Cons: Self-hosting can be complex; steeper learning curve than Pinecone.
3. Chroma
Best for: Local development, prototyping, and smaller-scale applications.
Chroma has branded itself as "the AI-native open-source embedding database." Its primary focus is on an amazing developer experience. It's incredibly simple to run locally or even in-memory in a Colab notebook, making it a favorite for experimentation and RAG prototyping.
# Python SDK example
import chromadb
client = chromadb.Client()
collection = client.create_collection("my_collection")
collection.add(
embeddings=[[1.1, 2.2, 3.3], [4.4, 5.5, 6.6]],
documents=["This is doc1", "This is doc2"],
ids=["id1", "id2"]
)
results = collection.query(
query_embeddings=[[1.1, 2.2, 3.3]],
n_results=1
)
# print(results)
Pros: Extremely simple to use, great for local-first workflows, open-source.
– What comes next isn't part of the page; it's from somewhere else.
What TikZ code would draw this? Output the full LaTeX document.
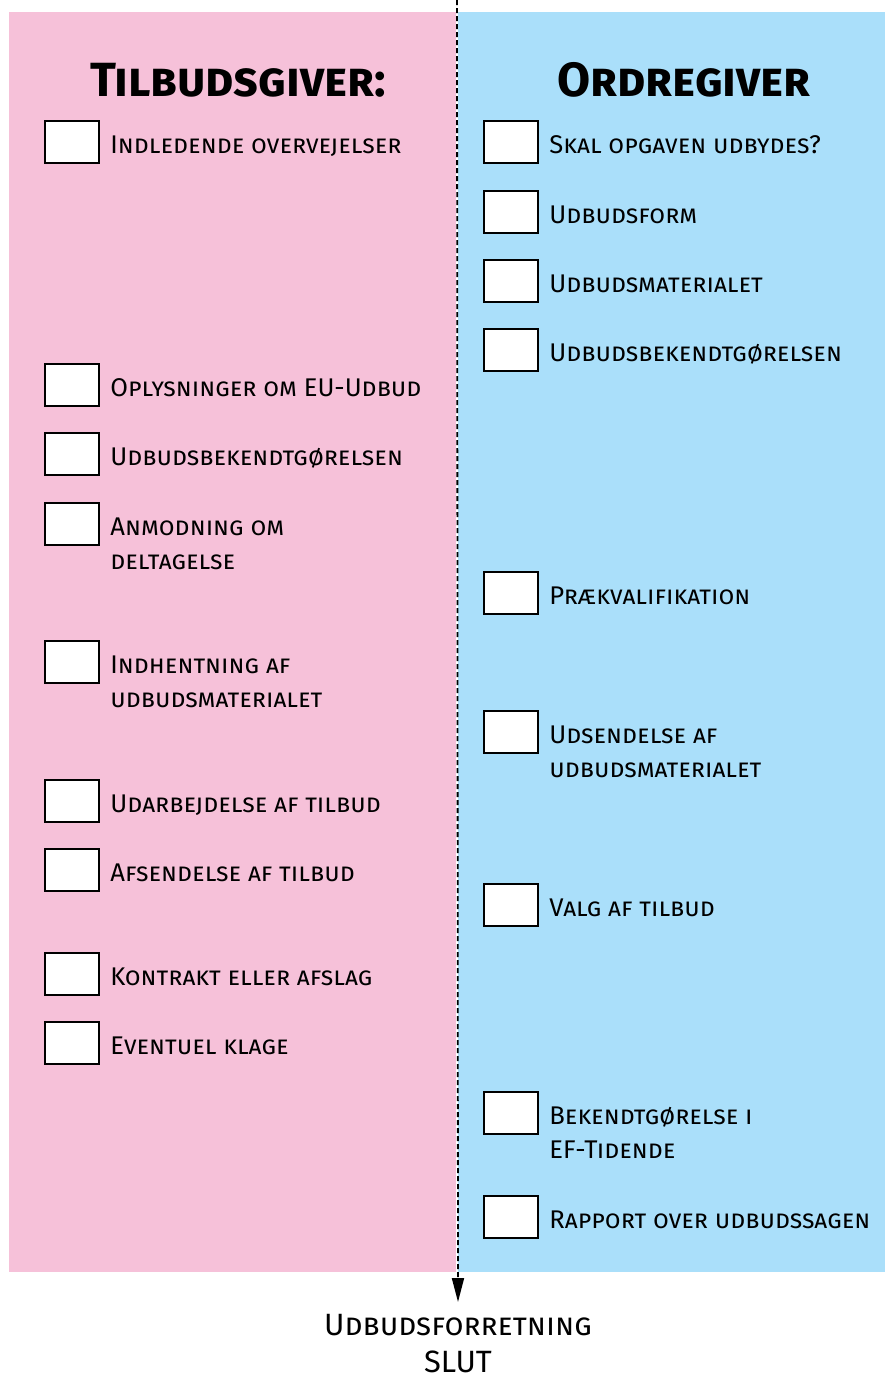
\documentclass[tikz,border=0pt]{standalone}
\usepackage{fontspec}
\setmainfont{Fira Sans}
\usetikzlibrary{arrows.meta}

\definecolor{rosa}{RGB}{246,193,217}
\definecolor{lyseblaa}{RGB}{170,223,250}

\tikzset{
  felt/.style={draw=black, fill=white, line width=0.7pt, minimum width=27pt, minimum height=21pt, inner sep=0pt},
  punkt/.style={anchor=base west, inner sep=0pt, align=left, font=\fontsize{12.8}{17.25}\selectfont\scshape},
  overskrift/.style={anchor=base, inner sep=0pt, font=\fontsize{24}{30}\selectfont\bfseries\scshape}
}

\begin{document}
\begin{tikzpicture}[x=0.5pt, y=-0.5pt]
  \useasboundingbox (0,0) rectangle (885,1377);
  \fill[rosa] (9,12) rectangle (456,1272);
  \fill[lyseblaa] (458,12) rectangle (885,1272);

  % overskrifter
  \node[overskrift] (tilbud) at (238,96) {Tilbudsgiver:};
  \node[overskrift] (ordre) at (684,96) {Ordregiver};

  % tilbudsgiver (to linjer: base = sidste linje)
  \node[felt] (t1) at (72,142) {};
  \node[punkt] (t1t) at (110,153) {Indledende overvejelser};
  \node[felt] (t2) at (72,385) {};
  \node[punkt] (t2t) at (110,396) {Oplysninger om EU-Udbud};
  \node[felt] (t3) at (72,454) {};
  \node[punkt] (t3t) at (110,465) {Udbudsbekendtgørelsen};
  \node[felt] (t4) at (72,524) {};
  \node[punkt] (t4t) at (110,569.5) {Anmodning om\\deltagelse};
  \node[felt] (t5) at (72,662) {};
  \node[punkt] (t5t) at (110,707.5) {Indhentning af\\udbudsmaterialet};
  \node[felt] (t6) at (72,801) {};
  \node[punkt] (t6t) at (110,812) {Udarbejdelse af tilbud};
  \node[felt] (t7) at (72,870) {};
  \node[punkt] (t7t) at (110,881) {Afsendelse af tilbud};
  \node[felt] (t8) at (72,974) {};
  \node[punkt] (t8t) at (110,985) {Kontrakt eller afslag};
  \node[felt] (t9) at (72,1043) {};
  \node[punkt] (t9t) at (110,1054) {Eventuel klage};

  % ordregiver
  \node[felt] (o1) at (511,142) {};
  \node[punkt] (o1t) at (549,153) {Skal opgaven udbydes?};
  \node[felt] (o2) at (511,212) {};
  \node[punkt] (o2t) at (549,223) {Udbudsform};
  \node[felt] (o3) at (511,281) {};
  \node[punkt] (o3t) at (549,292) {Udbudsmaterialet};
  \node[felt] (o4) at (511,350) {};
  \node[punkt] (o4t) at (549,361) {Udbudsbekendtgørelsen};
  \node[felt] (o5) at (511,593) {};
  \node[punkt] (o5t) at (549,604) {Prækvalifikation};
  \node[felt] (o6) at (511,732) {};
  \node[punkt] (o6t) at (549,777.5) {Udsendelse af\\udbudsmaterialet};
  \node[felt] (o7) at (511,905) {};
  \node[punkt] (o7t) at (549,916) {Valg af tilbud};
  \node[felt] (o8) at (511,1113) {};
  \node[punkt] (o8t) at (549,1158.5) {Bekendtgørelse i\\EF-Tidende};
  \node[felt] (o9) at (511,1217) {};
  \node[punkt] (o9t) at (549,1228) {Rapport over udbudssagen};

  % skillelinje
  \coordinate (start) at (457,0);
  \node[anchor=north, inner sep=0pt, align=center, font=\fontsize{15.4}{18.5}\selectfont\scshape] (slut) at (458,1314) {Udbudsforretning\\SLUT};
  \draw[line width=0.9pt, dash pattern=on 2.5pt off 1.5pt, -{Triangle[length=12pt,width=6pt]}] (start) -- ([yshift=6pt]slut.north);
\end{tikzpicture}
\end{document}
Cons: Not yet proven for massive, high-throughput production workloads compared to Milvus or Weaviate.
4. Qdrant
Best for: Performance-critical applications with complex filtering needs.
Written in Rust, Qdrant is built for performance and memory safety. It offers advanced features like rich data types for metadata filtering and the ability to tune performance vs. accuracy on the fly. Its on-disk storage is also a major plus for handling large datasets without needing massive amounts of RAM.
# Python SDK example
from qdrant_client import QdrantClient, models
client = QdrantClient(host="localhost", port=6333)
client.upsert(
collection_name="my_collection",
points=[
models.PointStruct(id=1, vector=[0.9, 0.1, 0.1]),
models.PointStruct(id=2, vector=[0.1, 0.9, 0.1]),
]
)
search_result = client.search(
collection_name="my_collection",
query_vector=[0.9, 0.1, 0.1],
limit=1
)
# print(search_result)
Pros: High performance (thanks, Rust!), advanced filtering capabilities, on-disk indexing.
Cons: Smaller community compared to some others.
5. Milvus
Best for: Large-scale, enterprise, and self-hosted deployments.
Milvus is a graduate of the LF AI & Data Foundation and one of the most mature open-source vector database solutions. It's designed for massive scale, with a cloud-native architecture that separates storage and compute, making it highly scalable and resilient.
# Python SDK example
from pymilvus import connections, Collection
connections.connect(alias="default", host="localhost", port="19530")
collection = Collection("my_collection")
collection.load()
results = collection.search(
data=[[0.1, 0.2, ...]],
anns_field="embedding",
param={"metric_type": "L2", "params": {"nprobe": 10}},
limit=10
)
# print(results)
Pros: Battle-tested for scale, highly configurable, vibrant open-source community.
Cons: Can be complex to set up and manage due to its distributed architecture.
6. PostgreSQL (with pgvector)
Best for: Teams already invested in PostgreSQL who want to add vector capabilities.
Why add another database to your stack if you don't have to? pgvector is a simple, powerful extension for Postgres that adds vector similarity search. You can store your embeddings right next to your existing relational data, simplifying your architecture immensely.
-- SQL example
-- Assuming pgvector extension is created
CREATE TABLE items (
id BIGSERIAL PRIMARY KEY,
embedding vector(3) -- 3 dimensions for example
);
INSERT INTO items (embedding) VALUES ('[1,2,3]'), ('[4,5,6]');
-- Find the closest item to [1,2,3]
SELECT * FROM items ORDER BY embedding <-> '[1,2,3]' LIMIT 1;
Pros: Unifies your data stack, leverages existing Postgres expertise and tooling.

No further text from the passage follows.